> _DIRECTIVE_: Please report every line from the material that contains the word "this".

> _DATASET_:
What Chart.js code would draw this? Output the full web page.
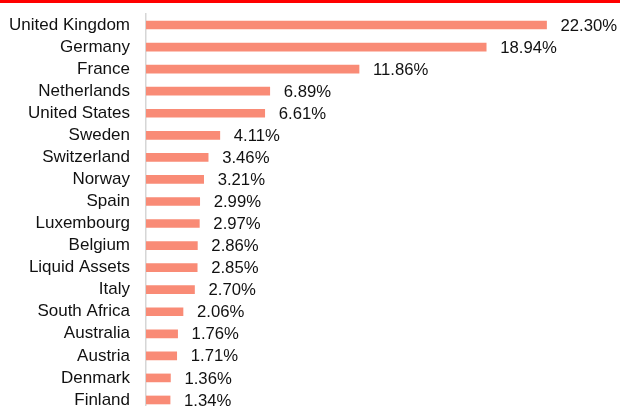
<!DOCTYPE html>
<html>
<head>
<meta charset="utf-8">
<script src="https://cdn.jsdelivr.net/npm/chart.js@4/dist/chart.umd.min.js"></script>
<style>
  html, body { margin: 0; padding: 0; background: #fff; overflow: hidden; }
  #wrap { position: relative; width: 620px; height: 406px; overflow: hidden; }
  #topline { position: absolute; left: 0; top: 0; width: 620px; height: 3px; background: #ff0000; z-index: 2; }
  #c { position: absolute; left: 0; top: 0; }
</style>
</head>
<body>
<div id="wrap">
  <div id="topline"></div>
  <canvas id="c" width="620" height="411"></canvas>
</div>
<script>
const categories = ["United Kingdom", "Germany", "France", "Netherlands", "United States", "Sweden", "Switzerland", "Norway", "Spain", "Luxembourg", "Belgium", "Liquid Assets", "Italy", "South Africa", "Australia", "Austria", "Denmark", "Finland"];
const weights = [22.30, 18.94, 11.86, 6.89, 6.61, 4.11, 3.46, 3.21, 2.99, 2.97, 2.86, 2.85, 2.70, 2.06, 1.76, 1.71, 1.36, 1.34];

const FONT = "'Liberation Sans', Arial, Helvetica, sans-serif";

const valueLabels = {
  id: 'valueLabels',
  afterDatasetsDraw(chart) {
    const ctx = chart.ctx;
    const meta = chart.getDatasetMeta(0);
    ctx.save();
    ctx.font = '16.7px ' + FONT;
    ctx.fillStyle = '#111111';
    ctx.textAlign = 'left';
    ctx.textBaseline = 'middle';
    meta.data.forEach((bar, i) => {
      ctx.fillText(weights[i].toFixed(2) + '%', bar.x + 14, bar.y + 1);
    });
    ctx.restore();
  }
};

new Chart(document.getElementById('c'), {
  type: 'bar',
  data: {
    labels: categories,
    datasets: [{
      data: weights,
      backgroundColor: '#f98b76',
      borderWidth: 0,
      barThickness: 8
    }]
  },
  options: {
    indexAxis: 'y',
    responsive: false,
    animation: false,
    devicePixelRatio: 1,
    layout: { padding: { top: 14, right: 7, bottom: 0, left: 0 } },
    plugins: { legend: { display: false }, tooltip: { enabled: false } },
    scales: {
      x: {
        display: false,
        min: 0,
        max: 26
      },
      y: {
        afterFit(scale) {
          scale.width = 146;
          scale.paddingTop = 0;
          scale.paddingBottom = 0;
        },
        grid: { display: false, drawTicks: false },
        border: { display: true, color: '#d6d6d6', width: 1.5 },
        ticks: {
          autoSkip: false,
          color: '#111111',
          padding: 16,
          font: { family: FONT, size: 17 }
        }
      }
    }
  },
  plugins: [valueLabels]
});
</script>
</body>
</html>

==

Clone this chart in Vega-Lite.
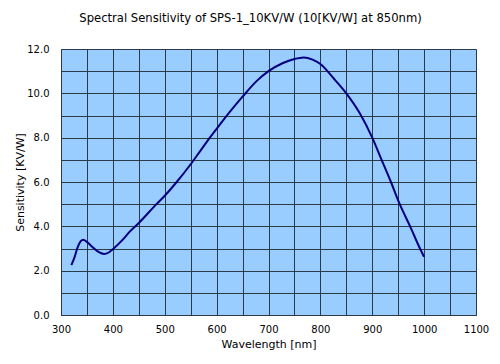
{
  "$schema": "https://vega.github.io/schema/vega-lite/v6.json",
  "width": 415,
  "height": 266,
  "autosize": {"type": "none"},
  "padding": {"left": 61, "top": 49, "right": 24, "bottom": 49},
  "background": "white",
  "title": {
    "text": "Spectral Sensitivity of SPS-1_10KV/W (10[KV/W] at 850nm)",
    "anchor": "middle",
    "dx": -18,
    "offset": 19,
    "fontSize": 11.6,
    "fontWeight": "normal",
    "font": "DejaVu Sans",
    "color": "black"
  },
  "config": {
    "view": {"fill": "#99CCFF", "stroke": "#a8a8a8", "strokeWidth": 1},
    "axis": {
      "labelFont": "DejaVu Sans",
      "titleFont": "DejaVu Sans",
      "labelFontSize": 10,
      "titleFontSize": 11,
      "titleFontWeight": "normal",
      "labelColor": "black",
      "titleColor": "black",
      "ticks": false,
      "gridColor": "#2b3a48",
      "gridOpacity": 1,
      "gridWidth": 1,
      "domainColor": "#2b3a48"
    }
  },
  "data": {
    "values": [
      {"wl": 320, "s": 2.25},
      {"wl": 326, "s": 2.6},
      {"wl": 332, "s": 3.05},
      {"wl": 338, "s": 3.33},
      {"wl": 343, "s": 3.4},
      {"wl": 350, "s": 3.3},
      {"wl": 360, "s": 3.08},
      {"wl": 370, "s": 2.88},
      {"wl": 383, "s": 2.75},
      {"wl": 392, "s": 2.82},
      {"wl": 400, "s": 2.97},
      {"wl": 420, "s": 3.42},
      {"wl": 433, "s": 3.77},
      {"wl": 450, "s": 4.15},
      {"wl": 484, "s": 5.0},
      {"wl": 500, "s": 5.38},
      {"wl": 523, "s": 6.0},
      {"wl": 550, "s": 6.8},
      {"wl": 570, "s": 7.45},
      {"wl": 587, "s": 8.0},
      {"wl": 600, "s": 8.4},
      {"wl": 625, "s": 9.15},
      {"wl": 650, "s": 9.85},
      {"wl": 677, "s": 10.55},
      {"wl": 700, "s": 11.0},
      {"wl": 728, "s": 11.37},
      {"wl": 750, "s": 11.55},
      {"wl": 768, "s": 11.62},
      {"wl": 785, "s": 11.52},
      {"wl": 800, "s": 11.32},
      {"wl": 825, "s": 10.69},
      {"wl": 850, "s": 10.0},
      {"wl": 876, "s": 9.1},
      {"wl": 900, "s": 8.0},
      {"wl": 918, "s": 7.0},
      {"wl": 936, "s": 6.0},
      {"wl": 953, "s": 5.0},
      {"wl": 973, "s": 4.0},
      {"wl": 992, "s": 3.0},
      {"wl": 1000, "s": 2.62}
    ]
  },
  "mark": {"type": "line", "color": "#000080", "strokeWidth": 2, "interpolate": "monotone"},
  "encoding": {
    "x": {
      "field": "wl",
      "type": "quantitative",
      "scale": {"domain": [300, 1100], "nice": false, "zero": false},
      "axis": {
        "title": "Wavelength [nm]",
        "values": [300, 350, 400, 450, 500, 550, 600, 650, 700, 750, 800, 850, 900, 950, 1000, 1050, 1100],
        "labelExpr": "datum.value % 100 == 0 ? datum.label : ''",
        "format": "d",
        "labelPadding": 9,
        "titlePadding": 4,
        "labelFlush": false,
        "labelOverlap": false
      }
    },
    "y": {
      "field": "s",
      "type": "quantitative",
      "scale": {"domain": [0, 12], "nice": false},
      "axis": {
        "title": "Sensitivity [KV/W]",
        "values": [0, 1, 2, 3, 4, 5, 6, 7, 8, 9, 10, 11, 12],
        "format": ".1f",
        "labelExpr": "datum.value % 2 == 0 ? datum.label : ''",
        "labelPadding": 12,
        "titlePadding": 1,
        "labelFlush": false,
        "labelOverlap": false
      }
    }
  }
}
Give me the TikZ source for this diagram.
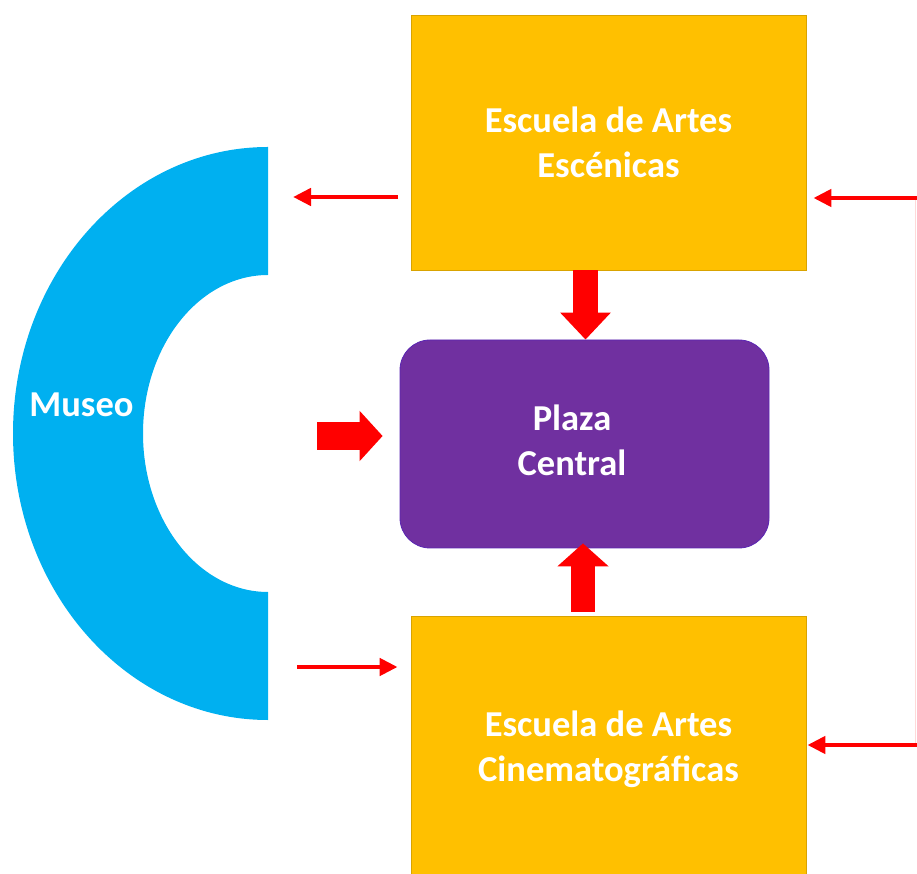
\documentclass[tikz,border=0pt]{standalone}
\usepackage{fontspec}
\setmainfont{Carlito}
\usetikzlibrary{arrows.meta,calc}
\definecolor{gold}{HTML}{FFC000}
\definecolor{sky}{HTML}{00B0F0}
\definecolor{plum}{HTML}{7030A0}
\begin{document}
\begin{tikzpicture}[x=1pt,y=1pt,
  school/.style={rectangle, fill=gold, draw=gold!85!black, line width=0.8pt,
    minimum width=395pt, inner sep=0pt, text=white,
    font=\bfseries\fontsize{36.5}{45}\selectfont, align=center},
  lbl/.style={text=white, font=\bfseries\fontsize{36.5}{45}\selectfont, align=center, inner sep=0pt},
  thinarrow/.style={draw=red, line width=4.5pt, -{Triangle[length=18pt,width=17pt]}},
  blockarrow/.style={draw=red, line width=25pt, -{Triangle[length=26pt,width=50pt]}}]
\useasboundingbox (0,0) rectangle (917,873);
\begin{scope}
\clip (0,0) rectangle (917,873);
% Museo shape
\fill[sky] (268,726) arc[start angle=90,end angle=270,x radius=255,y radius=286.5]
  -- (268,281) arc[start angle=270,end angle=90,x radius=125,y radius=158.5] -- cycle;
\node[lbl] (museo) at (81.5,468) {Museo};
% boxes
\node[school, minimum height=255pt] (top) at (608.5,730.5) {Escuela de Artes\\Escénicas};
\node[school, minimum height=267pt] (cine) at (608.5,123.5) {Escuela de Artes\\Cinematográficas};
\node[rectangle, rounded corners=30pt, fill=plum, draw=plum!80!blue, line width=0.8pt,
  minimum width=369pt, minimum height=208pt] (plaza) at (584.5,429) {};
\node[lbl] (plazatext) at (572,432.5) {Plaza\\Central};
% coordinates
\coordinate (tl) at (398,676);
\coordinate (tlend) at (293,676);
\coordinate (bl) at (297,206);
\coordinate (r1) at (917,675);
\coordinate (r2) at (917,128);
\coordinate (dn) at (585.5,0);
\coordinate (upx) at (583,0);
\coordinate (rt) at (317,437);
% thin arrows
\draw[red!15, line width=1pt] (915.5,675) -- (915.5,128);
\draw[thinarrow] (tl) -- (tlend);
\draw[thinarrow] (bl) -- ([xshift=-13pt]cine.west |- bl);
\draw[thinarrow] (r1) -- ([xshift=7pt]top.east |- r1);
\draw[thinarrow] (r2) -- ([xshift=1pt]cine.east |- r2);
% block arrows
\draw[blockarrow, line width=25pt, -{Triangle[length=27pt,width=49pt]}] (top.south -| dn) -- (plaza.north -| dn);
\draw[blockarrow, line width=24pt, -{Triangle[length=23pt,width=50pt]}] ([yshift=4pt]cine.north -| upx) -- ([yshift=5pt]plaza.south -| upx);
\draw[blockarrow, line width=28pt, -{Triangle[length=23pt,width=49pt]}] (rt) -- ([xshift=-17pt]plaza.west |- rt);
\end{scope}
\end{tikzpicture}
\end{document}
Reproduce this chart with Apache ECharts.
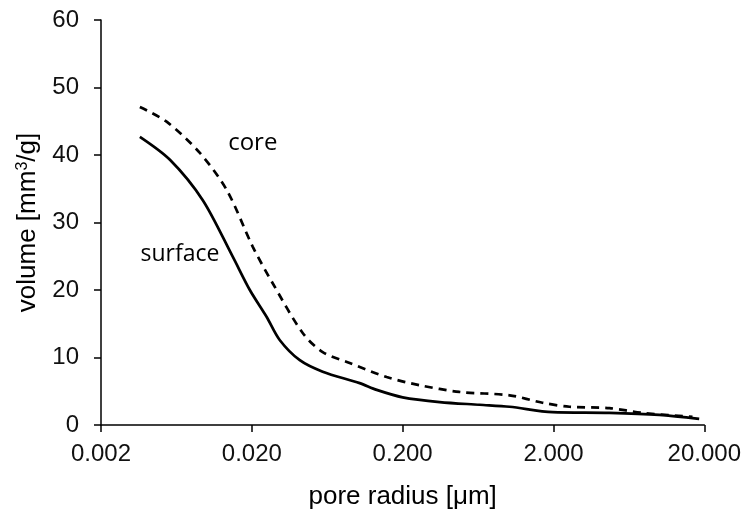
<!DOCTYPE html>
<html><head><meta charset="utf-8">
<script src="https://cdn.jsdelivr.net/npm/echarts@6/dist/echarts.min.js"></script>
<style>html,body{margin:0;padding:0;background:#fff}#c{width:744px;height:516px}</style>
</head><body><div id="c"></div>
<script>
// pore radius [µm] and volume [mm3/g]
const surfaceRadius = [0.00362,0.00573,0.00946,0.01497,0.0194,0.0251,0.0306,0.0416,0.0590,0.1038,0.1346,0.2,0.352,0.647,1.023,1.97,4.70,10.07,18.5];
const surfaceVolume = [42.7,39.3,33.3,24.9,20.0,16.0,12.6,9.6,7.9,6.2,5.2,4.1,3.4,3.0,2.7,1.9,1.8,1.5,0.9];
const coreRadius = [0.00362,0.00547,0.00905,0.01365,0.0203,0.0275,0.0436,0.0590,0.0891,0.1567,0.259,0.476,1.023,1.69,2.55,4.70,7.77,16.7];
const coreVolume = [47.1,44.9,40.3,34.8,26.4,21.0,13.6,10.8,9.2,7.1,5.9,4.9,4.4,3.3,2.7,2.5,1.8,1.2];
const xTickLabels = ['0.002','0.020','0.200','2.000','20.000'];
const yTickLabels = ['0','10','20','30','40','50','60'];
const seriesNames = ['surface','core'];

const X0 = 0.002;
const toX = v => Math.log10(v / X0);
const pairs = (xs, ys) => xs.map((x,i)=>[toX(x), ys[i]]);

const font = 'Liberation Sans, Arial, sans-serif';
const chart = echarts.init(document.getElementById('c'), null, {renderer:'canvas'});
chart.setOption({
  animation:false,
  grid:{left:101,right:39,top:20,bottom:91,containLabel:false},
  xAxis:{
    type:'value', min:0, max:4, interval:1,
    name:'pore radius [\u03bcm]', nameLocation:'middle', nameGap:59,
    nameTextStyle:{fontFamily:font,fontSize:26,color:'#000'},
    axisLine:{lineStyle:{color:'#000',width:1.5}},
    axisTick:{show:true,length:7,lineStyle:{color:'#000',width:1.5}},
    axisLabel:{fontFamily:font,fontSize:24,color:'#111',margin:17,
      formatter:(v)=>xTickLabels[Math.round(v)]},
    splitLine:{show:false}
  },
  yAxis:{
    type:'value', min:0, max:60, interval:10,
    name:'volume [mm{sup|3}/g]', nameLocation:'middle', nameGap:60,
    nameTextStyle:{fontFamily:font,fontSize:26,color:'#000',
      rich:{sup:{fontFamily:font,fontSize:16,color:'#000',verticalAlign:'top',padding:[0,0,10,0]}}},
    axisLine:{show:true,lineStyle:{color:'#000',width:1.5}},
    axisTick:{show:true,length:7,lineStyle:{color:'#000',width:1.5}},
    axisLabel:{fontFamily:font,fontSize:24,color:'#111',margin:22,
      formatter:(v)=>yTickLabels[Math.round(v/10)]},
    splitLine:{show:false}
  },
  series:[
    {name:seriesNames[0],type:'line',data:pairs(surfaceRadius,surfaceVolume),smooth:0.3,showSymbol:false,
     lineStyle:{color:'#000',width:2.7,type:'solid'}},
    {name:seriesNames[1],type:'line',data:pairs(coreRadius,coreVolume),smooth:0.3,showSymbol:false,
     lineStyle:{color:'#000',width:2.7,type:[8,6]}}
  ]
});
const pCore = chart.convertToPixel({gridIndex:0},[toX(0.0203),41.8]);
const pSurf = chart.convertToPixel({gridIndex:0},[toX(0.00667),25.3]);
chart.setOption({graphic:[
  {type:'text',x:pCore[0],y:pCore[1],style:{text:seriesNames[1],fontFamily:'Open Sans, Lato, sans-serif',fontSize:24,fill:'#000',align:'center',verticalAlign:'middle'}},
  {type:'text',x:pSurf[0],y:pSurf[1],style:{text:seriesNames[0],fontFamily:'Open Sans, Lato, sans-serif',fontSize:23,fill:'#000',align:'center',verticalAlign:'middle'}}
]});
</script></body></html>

> _WRITTEN SOLUTION_:
What Chart.js code would draw this? Output the full web page.
Clone this chart in Vega-Lite.
Give me the TikZ source for this diagram.
Reproduce this chart with Apache ECharts.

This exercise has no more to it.